Cruel and Unusual looks at how the prison system is presented in images, and how these images are created, distributed and consumed. How do citizens – tax payers and empathetic humans – come to an understanding of life in prisons on the basis of the information – politicized or not – which they receive? Cruel and Unusual takes a startling and sometimes disconcerting look behind various prison walls around the world. Each photographer confronts her viewers in her own way with the following question : how do current practices of mass incarceration reflect our changing sense of decency and justice ?
Cruel and Unusual Punishment
The title of the exhibition refers to the English Bill of Rights from 1689 and the Eighth Amendment to the America constitution, which stipulates that citizens must not be subject to ‘cruel and unusual punishment’. But when is punishment cruel and unusual? To assist in the public discussion of this issue, photography helps by providing insight into the various facets play a role in the question.
The photographers selected, Alyse Emdur, Amy Elkins, Araminta de Clermont, Brenda Ann Kenneally, Christiane Feser, Jane Lindsay, Natalie Mohadjer, Deborah Luster, Lizzie Sadin, Yana Payusova and Lori Waselchuk, each use their own strategies, materials and techniques. Given the extent of access to prisons, they work with amateur photography, alternative processes, texts, painted images, digital manipulation or traditional black and white documentary photography. Much of the work is being shown in The Netherlands and Europe for the first time.
Cruel and Unusual is accompanied by a special catalogue in the form of a newspaper. In addition to visual material from the main exhibition, the publication includes articles, blogs, interviews, sketches and supplemental material from photographers Pete Brook has encountered during Prison Photography on the Road.
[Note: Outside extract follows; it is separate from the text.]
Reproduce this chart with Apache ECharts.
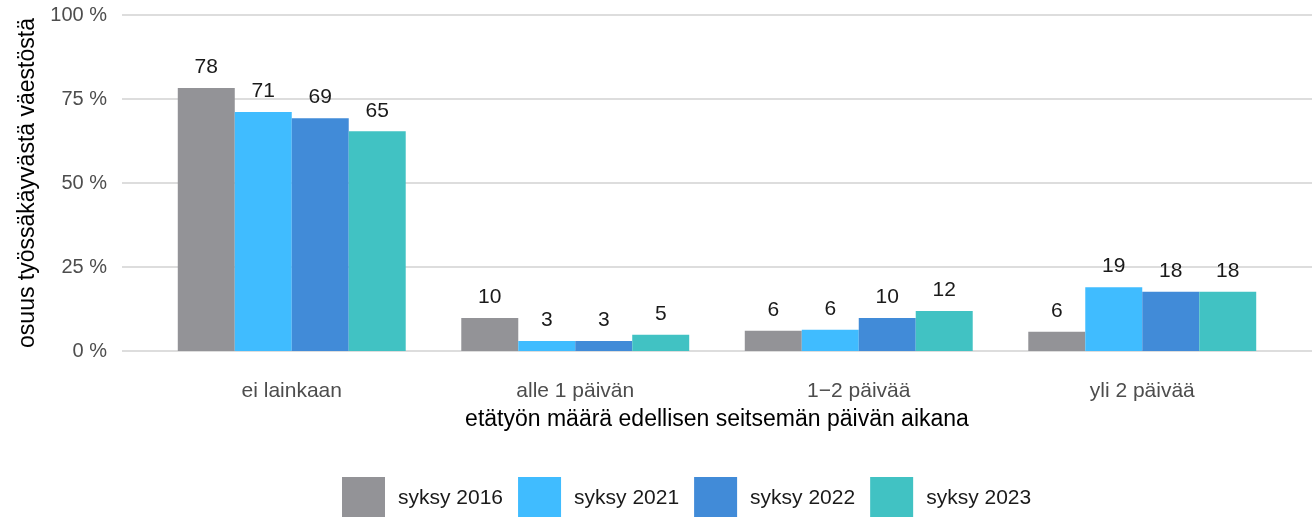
<!DOCTYPE html>
<html>
<head>
<meta charset="utf-8">
<script src="https://cdn.jsdelivr.net/npm/echarts@6/dist/echarts.min.js"></script>
<style>
  html, body { margin: 0; padding: 0; background: #fff; }
  #chart { width: 1316px; height: 517px; }
</style>
</head>
<body>
<div id="chart"></div>
<script>
const categories = ['ei lainkaan', 'alle 1 päivän', '1−2 päivää', 'yli 2 päivää'];
const seriesNames = ['syksy 2016', 'syksy 2021', 'syksy 2022', 'syksy 2023'];
const syksy2016 = [78.3, 9.8, 6.0, 5.7];
const syksy2021 = [71.1, 3.0, 6.3, 19.0];
const syksy2022 = [69.3, 3.0, 9.8, 17.6];
const syksy2023 = [65.4, 4.8, 11.9, 17.6];
const yTicks = [0, 25, 50, 75, 100];
const colors = ['#939397', '#40BCFF', '#418BD8', '#41C2C3'];

const chart = echarts.init(document.getElementById('chart'));
const font = 'Arial, "Liberation Sans", sans-serif';

// outer grid carries the gridlines and y labels, inner grid holds the bars
// (ggplot-style padding on the discrete axis)
const makeSeries = (name, data, i) => ({
    name: name,
    type: 'bar',
    xAxisIndex: 1,
    yAxisIndex: 1,
    data: data,
    barGap: '0%',
    barCategoryGap: '19.6%',
    itemStyle: { color: colors[i] },
    label: {
        show: true,
        position: 'top',
        distance: 10,
        color: '#1a1a1a',
        fontFamily: font,
        fontSize: 21,
        formatter: (p) => Math.round(p.value)
    }
});

chart.setOption({
    animation: false,
    textStyle: { fontFamily: font },
    grid: [
        { left: 122, right: 4, top: 15, bottom: 166, outerBoundsMode: 'none' },
        { left: 150, right: 32, top: 15, bottom: 166, outerBoundsMode: 'none' }
    ],
    legend: {
        top: 477,
        left: 342,
        padding: 0,
        icon: 'rect',
        itemWidth: 43,
        itemHeight: 43,
        itemGap: 15,
        textStyle: { fontSize: 21, color: '#1a1a1a', fontFamily: font, padding: [0, 0, 0, 8] },
        data: seriesNames
    },
    xAxis: [
        {
            gridIndex: 0,
            type: 'category',
            data: categories,
            show: false
        },
        {
            gridIndex: 1,
            type: 'category',
            data: categories,
            name: 'etätyön määrä edellisen seitsemän päivän aikana',
            nameLocation: 'middle',
            nameGap: 57,
            nameTextStyle: { fontSize: 23, color: '#000', fontFamily: font },
            axisLine: { show: false },
            axisTick: { show: false },
            axisLabel: { fontSize: 21, color: '#4d4d4d', margin: 30, fontFamily: font }
        }
    ],
    yAxis: [
        {
            gridIndex: 0,
            type: 'value',
            min: yTicks[0],
            max: yTicks[yTicks.length - 1],
            interval: 25,
            name: 'osuus työssäkäyvästä väestöstä',
            nameLocation: 'middle',
            nameGap: 77,
            nameTextStyle: { fontSize: 23, color: '#000', fontFamily: font },
            axisLabel: { fontSize: 20, color: '#4d4d4d', margin: 15, formatter: '{value} %', fontFamily: font },
            splitLine: { lineStyle: { color: '#DDDDDD', width: 2 } },
            axisLine: { show: false },
            axisTick: { show: false }
        },
        {
            gridIndex: 1,
            type: 'value',
            min: yTicks[0],
            max: yTicks[yTicks.length - 1],
            interval: 25,
            show: false,
            splitLine: { show: false }
        }
    ],
    series: [
        makeSeries(seriesNames[0], syksy2016, 0),
        makeSeries(seriesNames[1], syksy2021, 1),
        makeSeries(seriesNames[2], syksy2022, 2),
        makeSeries(seriesNames[3], syksy2023, 3)
    ]
});
</script>
</body>
</html>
Prison Photography on the Road
Alongside the presentation of the main photographers, Cruel and Unusual aims to capture the chaos, interactions and visual excitement Pete Brook saw in photographers’ studios, contact-sheets and home-towns while on the road. Photographers included in the seperate section Prison Photography on the Road are Jenn Ackerman, Jeff Barnett-Winsby, Steve Davis, Lloyd Degrane, Harvey Finkle, Tim Gruber, Scott Houston, Sean Kernan, Jon Lowenstein, Tim Matsui, Frank McMains, Ara Oshagan, Joseph Rodriguez, Richard Ross, Adam Shemper, Marilyn Suriani, Stephen Tourlentes, and Sye Williams. These photographers are also included in the unique catalogue Noorderlicht publishes alongside the exhibition.